━━━ Exercise input ━━━
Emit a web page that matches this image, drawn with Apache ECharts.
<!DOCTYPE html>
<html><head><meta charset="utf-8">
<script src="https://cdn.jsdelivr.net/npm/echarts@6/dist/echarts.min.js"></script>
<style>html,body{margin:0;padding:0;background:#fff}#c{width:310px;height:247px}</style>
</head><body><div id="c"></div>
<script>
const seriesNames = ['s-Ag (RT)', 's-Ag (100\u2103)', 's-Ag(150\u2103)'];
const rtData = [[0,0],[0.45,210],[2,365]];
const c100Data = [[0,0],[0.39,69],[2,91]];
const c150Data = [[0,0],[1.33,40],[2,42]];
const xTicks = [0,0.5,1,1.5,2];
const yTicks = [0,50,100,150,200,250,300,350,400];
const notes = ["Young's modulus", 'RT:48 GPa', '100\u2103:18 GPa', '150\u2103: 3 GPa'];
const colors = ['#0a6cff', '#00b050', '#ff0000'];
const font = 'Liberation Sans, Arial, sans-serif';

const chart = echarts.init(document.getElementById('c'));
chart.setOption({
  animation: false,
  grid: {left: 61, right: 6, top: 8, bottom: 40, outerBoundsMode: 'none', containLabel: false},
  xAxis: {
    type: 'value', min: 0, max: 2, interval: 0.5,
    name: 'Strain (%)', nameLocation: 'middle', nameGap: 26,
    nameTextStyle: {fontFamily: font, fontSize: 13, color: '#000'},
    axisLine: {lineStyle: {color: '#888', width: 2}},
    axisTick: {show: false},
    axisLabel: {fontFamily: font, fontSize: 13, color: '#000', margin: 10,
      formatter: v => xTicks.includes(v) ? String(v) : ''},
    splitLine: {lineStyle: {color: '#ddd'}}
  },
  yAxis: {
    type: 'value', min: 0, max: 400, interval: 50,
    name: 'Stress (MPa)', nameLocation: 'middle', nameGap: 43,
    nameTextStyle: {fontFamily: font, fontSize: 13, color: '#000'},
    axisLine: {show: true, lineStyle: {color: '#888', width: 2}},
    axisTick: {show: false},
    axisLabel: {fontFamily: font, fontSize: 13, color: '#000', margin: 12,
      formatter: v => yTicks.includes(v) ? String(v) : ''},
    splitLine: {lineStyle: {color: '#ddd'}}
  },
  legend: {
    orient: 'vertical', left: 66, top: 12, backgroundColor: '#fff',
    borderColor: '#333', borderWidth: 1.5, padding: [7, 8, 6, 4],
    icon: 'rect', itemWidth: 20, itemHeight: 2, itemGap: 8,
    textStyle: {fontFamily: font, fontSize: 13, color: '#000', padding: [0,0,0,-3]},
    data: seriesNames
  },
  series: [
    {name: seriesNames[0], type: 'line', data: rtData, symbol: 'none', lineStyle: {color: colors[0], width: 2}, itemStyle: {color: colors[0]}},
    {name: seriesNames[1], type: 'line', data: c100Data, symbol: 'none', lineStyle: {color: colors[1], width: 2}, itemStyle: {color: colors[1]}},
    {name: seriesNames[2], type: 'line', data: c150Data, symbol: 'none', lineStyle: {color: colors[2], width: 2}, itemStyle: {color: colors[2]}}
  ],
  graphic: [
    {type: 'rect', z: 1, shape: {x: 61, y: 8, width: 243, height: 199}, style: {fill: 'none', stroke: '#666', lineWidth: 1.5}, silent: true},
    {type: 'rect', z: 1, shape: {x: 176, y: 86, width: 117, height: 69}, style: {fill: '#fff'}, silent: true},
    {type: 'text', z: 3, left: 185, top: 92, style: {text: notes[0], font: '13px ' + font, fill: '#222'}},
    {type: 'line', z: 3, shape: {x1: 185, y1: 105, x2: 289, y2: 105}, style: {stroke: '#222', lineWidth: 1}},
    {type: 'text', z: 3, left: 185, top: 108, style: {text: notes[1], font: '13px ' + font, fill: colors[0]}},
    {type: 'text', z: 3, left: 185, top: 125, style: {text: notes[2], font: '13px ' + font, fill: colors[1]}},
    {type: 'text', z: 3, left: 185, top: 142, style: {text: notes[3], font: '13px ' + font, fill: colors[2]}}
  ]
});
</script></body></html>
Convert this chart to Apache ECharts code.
━━━
### What you will do
Give the material above again, word for word.

### Solution for this task
Emit a web page that matches this image, drawn with Apache ECharts.
<!DOCTYPE html>
<html><head><meta charset="utf-8">
<script src="https://cdn.jsdelivr.net/npm/echarts@6/dist/echarts.min.js"></script>
<style>html,body{margin:0;padding:0;background:#fff}#c{width:310px;height:247px}</style>
</head><body><div id="c"></div>
<script>
const seriesNames = ['s-Ag (RT)', 's-Ag (100\u2103)', 's-Ag(150\u2103)'];
const rtData = [[0,0],[0.45,210],[2,365]];
const c100Data = [[0,0],[0.39,69],[2,91]];
const c150Data = [[0,0],[1.33,40],[2,42]];
const xTicks = [0,0.5,1,1.5,2];
const yTicks = [0,50,100,150,200,250,300,350,400];
const notes = ["Young's modulus", 'RT:48 GPa', '100\u2103:18 GPa', '150\u2103: 3 GPa'];
const colors = ['#0a6cff', '#00b050', '#ff0000'];
const font = 'Liberation Sans, Arial, sans-serif';

const chart = echarts.init(document.getElementById('c'));
chart.setOption({
  animation: false,
  grid: {left: 61, right: 6, top: 8, bottom: 40, outerBoundsMode: 'none', containLabel: false},
  xAxis: {
    type: 'value', min: 0, max: 2, interval: 0.5,
    name: 'Strain (%)', nameLocation: 'middle', nameGap: 26,
    nameTextStyle: {fontFamily: font, fontSize: 13, color: '#000'},
    axisLine: {lineStyle: {color: '#888', width: 2}},
    axisTick: {show: false},
    axisLabel: {fontFamily: font, fontSize: 13, color: '#000', margin: 10,
      formatter: v => xTicks.includes(v) ? String(v) : ''},
    splitLine: {lineStyle: {color: '#ddd'}}
  },
  yAxis: {
    type: 'value', min: 0, max: 400, interval: 50,
    name: 'Stress (MPa)', nameLocation: 'middle', nameGap: 43,
    nameTextStyle: {fontFamily: font, fontSize: 13, color: '#000'},
    axisLine: {show: true, lineStyle: {color: '#888', width: 2}},
    axisTick: {show: false},
    axisLabel: {fontFamily: font, fontSize: 13, color: '#000', margin: 12,
      formatter: v => yTicks.includes(v) ? String(v) : ''},
    splitLine: {lineStyle: {color: '#ddd'}}
  },
  legend: {
    orient: 'vertical', left: 66, top: 12, backgroundColor: '#fff',
    borderColor: '#333', borderWidth: 1.5, padding: [7, 8, 6, 4],
    icon: 'rect', itemWidth: 20, itemHeight: 2, itemGap: 8,
    textStyle: {fontFamily: font, fontSize: 13, color: '#000', padding: [0,0,0,-3]},
    data: seriesNames
  },
  series: [
    {name: seriesNames[0], type: 'line', data: rtData, symbol: 'none', lineStyle: {color: colors[0], width: 2}, itemStyle: {color: colors[0]}},
    {name: seriesNames[1], type: 'line', data: c100Data, symbol: 'none', lineStyle: {color: colors[1], width: 2}, itemStyle: {color: colors[1]}},
    {name: seriesNames[2], type: 'line', data: c150Data, symbol: 'none', lineStyle: {color: colors[2], width: 2}, itemStyle: {color: colors[2]}}
  ],
  graphic: [
    {type: 'rect', z: 1, shape: {x: 61, y: 8, width: 243, height: 199}, style: {fill: 'none', stroke: '#666', lineWidth: 1.5}, silent: true},
    {type: 'rect', z: 1, shape: {x: 176, y: 86, width: 117, height: 69}, style: {fill: '#fff'}, silent: true},
    {type: 'text', z: 3, left: 185, top: 92, style: {text: notes[0], font: '13px ' + font, fill: '#222'}},
    {type: 'line', z: 3, shape: {x1: 185, y1: 105, x2: 289, y2: 105}, style: {stroke: '#222', lineWidth: 1}},
    {type: 'text', z: 3, left: 185, top: 108, style: {text: notes[1], font: '13px ' + font, fill: colors[0]}},
    {type: 'text', z: 3, left: 185, top: 125, style: {text: notes[2], font: '13px ' + font, fill: colors[1]}},
    {type: 'text', z: 3, left: 185, top: 142, style: {text: notes[3], font: '13px ' + font, fill: colors[2]}}
  ]
});
</script></body></html>
Convert this chart to Apache ECharts code.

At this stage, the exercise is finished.